**** INFORMATION PROVIDED

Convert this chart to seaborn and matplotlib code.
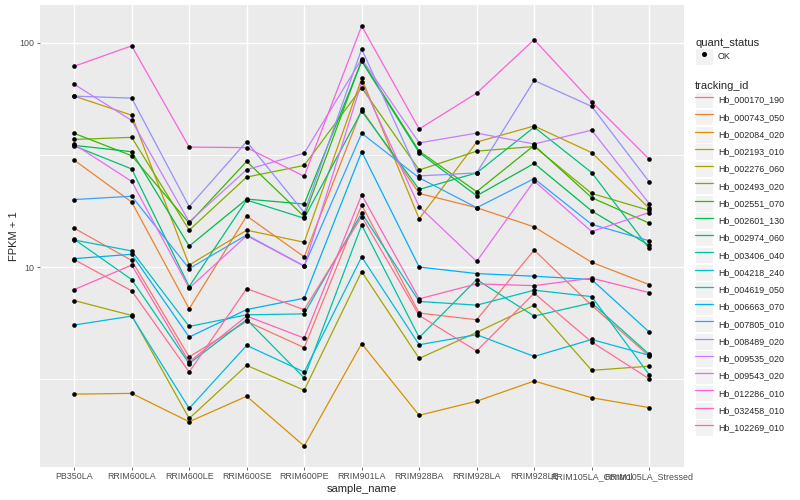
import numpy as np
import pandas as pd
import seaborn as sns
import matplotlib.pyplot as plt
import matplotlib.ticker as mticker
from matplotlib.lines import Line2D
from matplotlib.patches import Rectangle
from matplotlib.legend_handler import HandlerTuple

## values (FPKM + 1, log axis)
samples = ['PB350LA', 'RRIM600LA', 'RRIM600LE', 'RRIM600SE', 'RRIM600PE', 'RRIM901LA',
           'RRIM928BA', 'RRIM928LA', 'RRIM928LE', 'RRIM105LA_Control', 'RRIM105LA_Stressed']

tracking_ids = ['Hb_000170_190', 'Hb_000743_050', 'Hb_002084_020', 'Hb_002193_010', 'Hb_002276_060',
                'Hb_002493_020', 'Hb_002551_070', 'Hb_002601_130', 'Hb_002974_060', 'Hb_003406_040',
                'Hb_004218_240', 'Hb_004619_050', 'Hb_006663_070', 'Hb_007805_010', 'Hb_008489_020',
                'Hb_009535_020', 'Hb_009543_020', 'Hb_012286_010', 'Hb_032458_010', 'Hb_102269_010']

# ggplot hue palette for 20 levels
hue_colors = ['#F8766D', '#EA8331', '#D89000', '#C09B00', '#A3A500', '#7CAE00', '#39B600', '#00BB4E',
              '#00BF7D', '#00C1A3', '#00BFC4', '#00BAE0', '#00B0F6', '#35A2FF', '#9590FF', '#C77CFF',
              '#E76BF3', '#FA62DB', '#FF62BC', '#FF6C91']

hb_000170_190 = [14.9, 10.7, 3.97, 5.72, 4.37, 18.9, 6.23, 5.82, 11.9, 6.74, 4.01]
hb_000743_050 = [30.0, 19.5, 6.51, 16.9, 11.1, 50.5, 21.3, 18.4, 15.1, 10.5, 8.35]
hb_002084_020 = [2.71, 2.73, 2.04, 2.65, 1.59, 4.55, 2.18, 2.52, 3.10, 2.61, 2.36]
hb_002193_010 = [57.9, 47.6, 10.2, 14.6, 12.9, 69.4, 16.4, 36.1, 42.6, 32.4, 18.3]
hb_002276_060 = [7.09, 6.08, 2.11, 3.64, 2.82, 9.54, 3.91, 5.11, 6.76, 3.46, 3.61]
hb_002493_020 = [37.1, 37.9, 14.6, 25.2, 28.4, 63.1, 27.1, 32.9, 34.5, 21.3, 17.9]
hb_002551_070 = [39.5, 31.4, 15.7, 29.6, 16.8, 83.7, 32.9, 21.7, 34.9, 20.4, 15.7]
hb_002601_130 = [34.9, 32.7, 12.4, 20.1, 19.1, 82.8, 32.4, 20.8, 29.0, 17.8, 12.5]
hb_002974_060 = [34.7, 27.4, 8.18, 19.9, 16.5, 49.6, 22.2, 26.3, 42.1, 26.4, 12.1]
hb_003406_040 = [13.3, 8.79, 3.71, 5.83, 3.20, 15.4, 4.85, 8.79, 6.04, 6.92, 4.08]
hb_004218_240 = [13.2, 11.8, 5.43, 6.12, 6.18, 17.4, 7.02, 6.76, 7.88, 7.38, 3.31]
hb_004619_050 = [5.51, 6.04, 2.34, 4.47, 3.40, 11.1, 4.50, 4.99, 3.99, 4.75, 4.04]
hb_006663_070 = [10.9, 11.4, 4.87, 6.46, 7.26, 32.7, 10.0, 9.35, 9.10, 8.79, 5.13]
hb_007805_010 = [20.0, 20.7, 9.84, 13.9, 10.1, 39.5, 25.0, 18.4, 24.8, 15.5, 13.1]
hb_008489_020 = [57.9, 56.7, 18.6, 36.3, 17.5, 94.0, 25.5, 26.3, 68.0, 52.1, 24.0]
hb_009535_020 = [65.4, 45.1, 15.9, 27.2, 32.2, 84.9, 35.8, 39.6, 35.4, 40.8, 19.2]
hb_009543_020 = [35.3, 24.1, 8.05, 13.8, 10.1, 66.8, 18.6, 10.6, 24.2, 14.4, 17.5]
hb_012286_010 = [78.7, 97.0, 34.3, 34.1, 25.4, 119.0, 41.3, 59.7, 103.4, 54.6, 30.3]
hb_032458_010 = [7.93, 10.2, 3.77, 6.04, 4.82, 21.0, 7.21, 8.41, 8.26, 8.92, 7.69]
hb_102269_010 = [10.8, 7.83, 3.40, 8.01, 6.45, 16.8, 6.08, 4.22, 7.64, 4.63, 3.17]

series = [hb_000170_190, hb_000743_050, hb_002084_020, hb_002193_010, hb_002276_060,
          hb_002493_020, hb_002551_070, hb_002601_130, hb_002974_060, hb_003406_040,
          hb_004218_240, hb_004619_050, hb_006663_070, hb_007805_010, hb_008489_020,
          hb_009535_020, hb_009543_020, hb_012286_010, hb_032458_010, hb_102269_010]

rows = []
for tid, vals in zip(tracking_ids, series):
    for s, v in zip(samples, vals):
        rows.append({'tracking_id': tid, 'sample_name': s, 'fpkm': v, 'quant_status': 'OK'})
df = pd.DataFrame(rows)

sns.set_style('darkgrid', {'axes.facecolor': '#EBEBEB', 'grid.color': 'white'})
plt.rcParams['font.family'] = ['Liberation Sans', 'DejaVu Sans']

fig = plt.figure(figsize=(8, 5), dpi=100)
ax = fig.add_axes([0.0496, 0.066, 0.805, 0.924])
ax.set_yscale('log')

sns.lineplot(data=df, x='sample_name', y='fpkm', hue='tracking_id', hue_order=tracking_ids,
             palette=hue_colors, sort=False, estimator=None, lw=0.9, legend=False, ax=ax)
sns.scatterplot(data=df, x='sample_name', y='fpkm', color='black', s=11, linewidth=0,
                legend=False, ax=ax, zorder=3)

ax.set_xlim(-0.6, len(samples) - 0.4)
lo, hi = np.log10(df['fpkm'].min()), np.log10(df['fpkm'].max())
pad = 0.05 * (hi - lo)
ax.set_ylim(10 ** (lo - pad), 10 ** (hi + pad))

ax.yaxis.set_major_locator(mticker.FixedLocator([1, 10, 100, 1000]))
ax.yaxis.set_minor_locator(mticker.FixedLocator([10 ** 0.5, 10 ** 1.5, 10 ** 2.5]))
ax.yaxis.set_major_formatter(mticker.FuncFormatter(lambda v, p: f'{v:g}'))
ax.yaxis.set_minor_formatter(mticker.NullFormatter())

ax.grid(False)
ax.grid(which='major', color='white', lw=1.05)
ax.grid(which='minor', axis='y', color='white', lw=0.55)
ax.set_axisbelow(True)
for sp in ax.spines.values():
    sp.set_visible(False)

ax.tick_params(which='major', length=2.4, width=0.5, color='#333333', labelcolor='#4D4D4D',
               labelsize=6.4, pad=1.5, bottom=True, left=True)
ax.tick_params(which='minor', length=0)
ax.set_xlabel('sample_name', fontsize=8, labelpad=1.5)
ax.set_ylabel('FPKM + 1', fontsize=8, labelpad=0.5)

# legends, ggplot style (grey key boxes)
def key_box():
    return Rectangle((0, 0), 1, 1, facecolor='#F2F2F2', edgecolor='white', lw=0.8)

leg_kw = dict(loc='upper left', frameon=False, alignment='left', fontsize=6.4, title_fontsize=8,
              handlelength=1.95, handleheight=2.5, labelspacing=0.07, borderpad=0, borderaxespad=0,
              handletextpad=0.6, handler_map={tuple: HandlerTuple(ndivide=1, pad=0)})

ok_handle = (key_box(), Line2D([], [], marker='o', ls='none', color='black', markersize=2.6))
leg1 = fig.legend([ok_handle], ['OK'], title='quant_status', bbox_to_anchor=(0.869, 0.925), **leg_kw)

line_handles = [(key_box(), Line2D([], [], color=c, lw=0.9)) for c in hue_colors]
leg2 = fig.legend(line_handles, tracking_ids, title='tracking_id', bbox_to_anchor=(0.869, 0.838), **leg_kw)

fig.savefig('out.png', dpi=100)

********

--- TASK REQUIREMENTS ---
Give again exactly the lines running from the beginning of the material above through the line that contains "from matplotlib.legend_handler import", and leave out every picture.

--- EXERCISE SOLUTION ---
Convert this chart to seaborn and matplotlib code.
import numpy as np
import pandas as pd
import seaborn as sns
import matplotlib.pyplot as plt
import matplotlib.ticker as mticker
from matplotlib.lines import Line2D
from matplotlib.patches import Rectangle
from matplotlib.legend_handler import HandlerTuple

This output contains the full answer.